À moyen terme, la diversification des recettes hors pétrole, l’entrée en production du gisement gazier de Kribi et l’extension du corridor Douala-Brazzaville devraient renforcer la résilience de la balance des paiements, au bénéfice de toute la sous-région.
Pour l’heure, les marchés restent attentifs. L’eurobond 2032 camerounais se négocie autour de 7,4 % de rendement, contre 8,1 % avant l’annonce de l’arbitrage présidentiel. « Un signal que le dialogue avec le FMI rassure », commente un analyste de la banque panafricaine Afrex.
Brazzaville et Libreville observent également la courbe, car un accès facilité de Yaoundé aux marchés internationaux crée un effet d’entraînement sur leurs propres émissions, souvent structurées en panier CEMAC. D’où l’importance d’un consensus régional autour des réformes et de la discipline budgétaire.
En attendant la décision présidentielle, le ministère camerounais des Finances affine sa copie. Un séminaire technique est prévu à Douala début décembre pour finaliser le cadrage macroéconomique 2026-2029. Les opérateurs privés, prudents, y voient déjà un signal positif de continuité et de prévisibilité.
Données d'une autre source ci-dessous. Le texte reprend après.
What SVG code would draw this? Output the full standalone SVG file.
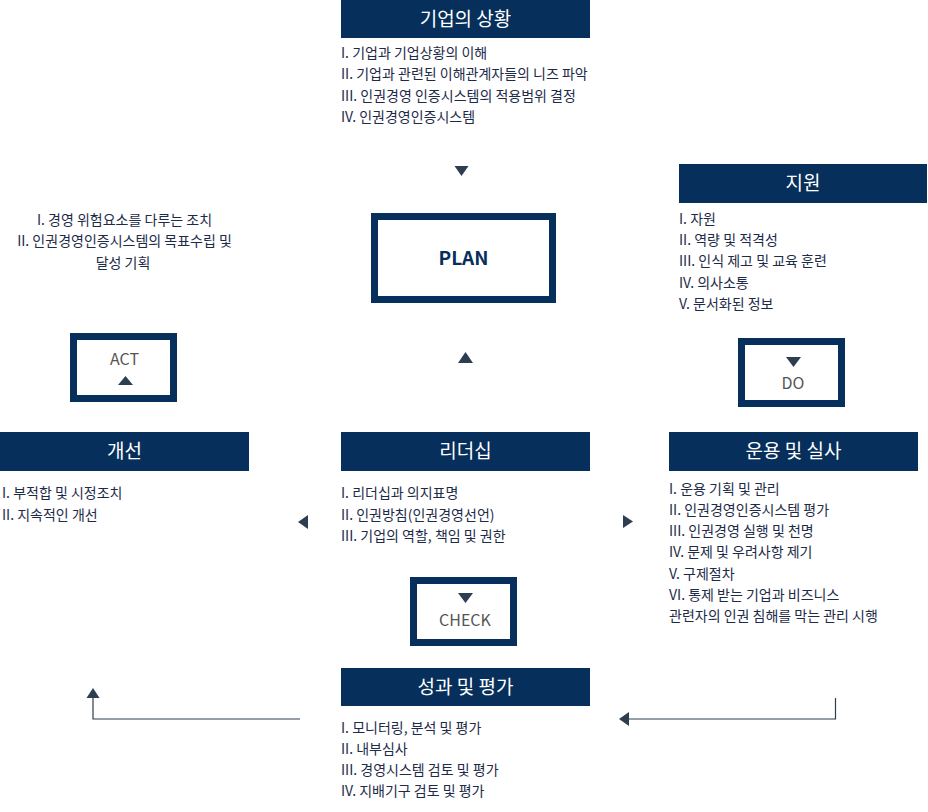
<svg xmlns="http://www.w3.org/2000/svg" width="928" height="812" viewBox="0 0 928 812">
<style>
text{font-family:"Noto Sans CJK KR","Noto Sans",sans-serif}
.hdr{fill:#072f5b}
.ht{fill:#ffffff;font-size:19px;text-anchor:middle}
.bt{fill:#1d2b48;font-size:14px}
.ct{text-anchor:middle}
.frame{fill:#ffffff;stroke:#072f5b;stroke-width:7}
.fl{fill:#555555;font-size:16px;text-anchor:middle}
.plan{fill:#072f5b;font-size:19px;font-weight:bold;text-anchor:middle}
.tri{fill:#2d3e50}
.line{fill:none;stroke:#2d3e50;stroke-width:1.2}
</style>
<rect width="928" height="812" fill="#ffffff"/>

<g id="context">
<rect class="hdr" x="341" y="0" width="249" height="38"/>
<text class="ht" x="465.5" y="25.5">기업의 상황</text>
<text class="bt" x="341" y="58">I. 기업과 기업상황의 이해</text>
<text class="bt" x="341" y="79.3">II. 기업과 관련된 이해관계자들의 니즈 파악</text>
<text class="bt" x="341" y="100.6">III. 인권경영 인증시스템의 적용범위 결정</text>
<text class="bt" x="341" y="121.9">IV. 인권경영인증시스템</text>
</g>

<g id="support">
<rect class="hdr" x="679" y="164" width="248" height="39"/>
<text class="ht" x="803" y="190">지원</text>
<text class="bt" x="679" y="224">I. 자원</text>
<text class="bt" x="679" y="245.2">II. 역량 및 적격성</text>
<text class="bt" x="679" y="266.4">III. 인식 제고 및 교육 훈련</text>
<text class="bt" x="679" y="287.6">IV. 의사소통</text>
<text class="bt" x="679" y="308.8">V. 문서화된 정보</text>
</g>

<g id="planning-text">
<text class="bt ct" x="124.5" y="225">I. 경영 위험요소를 다루는 조치</text>
<text class="bt ct" x="124.5" y="246.3">II. 인권경영인증시스템의 목표수립 및</text>
<text class="bt ct" x="123" y="267.5">달성 기획</text>
</g>

<g id="plan">
<rect class="frame" x="374.5" y="216.5" width="178" height="83"/>
<text class="plan" x="463.5" y="264.5">PLAN</text>
</g>

<g id="act">
<rect class="frame" x="73.5" y="336.5" width="100" height="62"/>
<text class="fl" x="124.5" y="365">ACT</text>
<polygon class="tri" points="125.5,376 118,385 133,385"/>
</g>

<g id="do">
<rect class="frame" x="741.5" y="341.5" width="100" height="62"/>
<polygon class="tri" points="786,357 801,357 793.5,367"/>
<text class="fl" x="793" y="389">DO</text>
</g>

<g id="improvement">
<rect class="hdr" x="0" y="432" width="249" height="39"/>
<text class="ht" x="124.5" y="458">개선</text>
<text class="bt" x="2" y="498">I. 부적합 및 시정조치</text>
<text class="bt" x="2" y="519.5">II. 지속적인 개선</text>
</g>

<g id="leadership">
<rect class="hdr" x="341" y="432" width="249" height="39"/>
<text class="ht" x="465.5" y="458">리더십</text>
<text class="bt" x="341" y="498">I. 리더십과 의지표명</text>
<text class="bt" x="341" y="519.5">II. 인권방침(인권경영선언)</text>
<text class="bt" x="341" y="541">III. 기업의 역할, 책임 및 권한</text>
</g>

<g id="operation">
<rect class="hdr" x="669" y="432" width="249" height="39"/>
<text class="ht" x="793.5" y="458">운용 및 실사</text>
<text class="bt" x="669" y="493.8">I. 운용 기획 및 관리</text>
<text class="bt" x="669" y="515">II. 인권경영인증시스템 평가</text>
<text class="bt" x="669" y="536.2">III. 인권경영 실행 및 천명</text>
<text class="bt" x="669" y="557.4">IV. 문제 및 우려사항 제기</text>
<text class="bt" x="669" y="578.6">V. 구제절차</text>
<text class="bt" x="669" y="599.8">VI. 통제 받는 기업과 비즈니스</text>
<text class="bt" x="669" y="621">관련자의 인권 침해를 막는 관리 시행</text>
</g>

<g id="check">
<rect class="frame" x="413.5" y="580.5" width="100" height="62"/>
<polygon class="tri" points="458,593 473,593 465.5,603"/>
<text class="fl" x="465" y="626">CHECK</text>
</g>

<g id="evaluation">
<rect class="hdr" x="341" y="668" width="249" height="38"/>
<text class="ht" x="465.5" y="694">성과 및 평가</text>
<text class="bt" x="341" y="733">I. 모니터링, 분석 및 평가</text>
<text class="bt" x="341" y="754">II. 내부심사</text>
<text class="bt" x="341" y="775">III. 경영시스템 검토 및 평가</text>
<text class="bt" x="341" y="796">IV. 지배기구 검토 및 평가</text>
</g>

<g id="connectors">
<polygon class="tri" points="454.5,166 468.5,166 461.5,176"/>
<polygon class="tri" points="458,363 473,363 465.5,352"/>
<polygon class="tri" points="308,515 308,529 298,522"/>
<polygon class="tri" points="623,515 623,528 633,521.5"/>
<polyline class="line" points="300,719 93,719 93,697"/>
<polygon class="tri" points="86.5,698 99.5,698 93,688"/>
<polyline class="line" points="835.5,698 835.5,719 628,719"/>
<polygon class="tri" points="629,712 629,726 619,719"/>
</g>
</svg>
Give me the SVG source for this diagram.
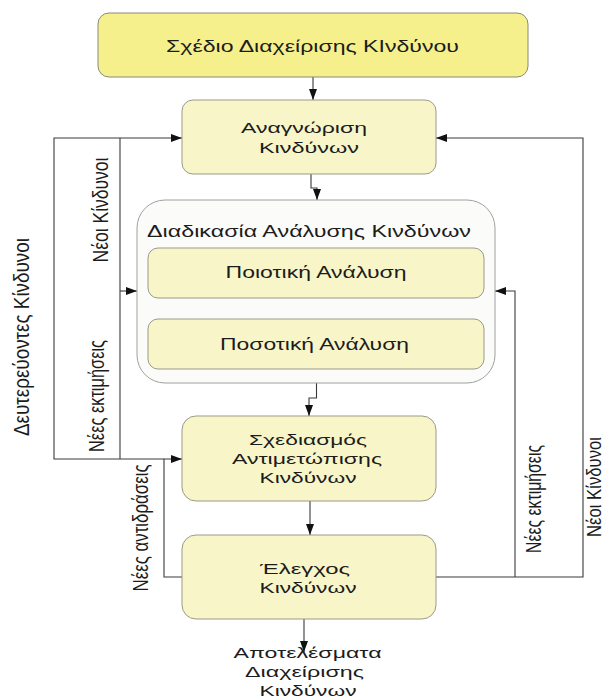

Pour l’opposition parlementaire, la question n’est pas l’opportunité du programme mais la qualité de son suivi. Des députés réclament un tableau de bord trimestriel public et le renforcement de la Cour des comptes. Des requêtes que le gouvernement assure vouloir intégrer pour garantir la confiance des bailleurs.
La Banque mondiale prépare en parallèle un DPF d’un montant potentiel de 300 millions USD lié au même cadre de réformes. La synchronisation des calendriers devrait maximiser les retombées. Selon une source interne, l’objectif est de boucler l’ensemble du paquet financier avant juillet 2026.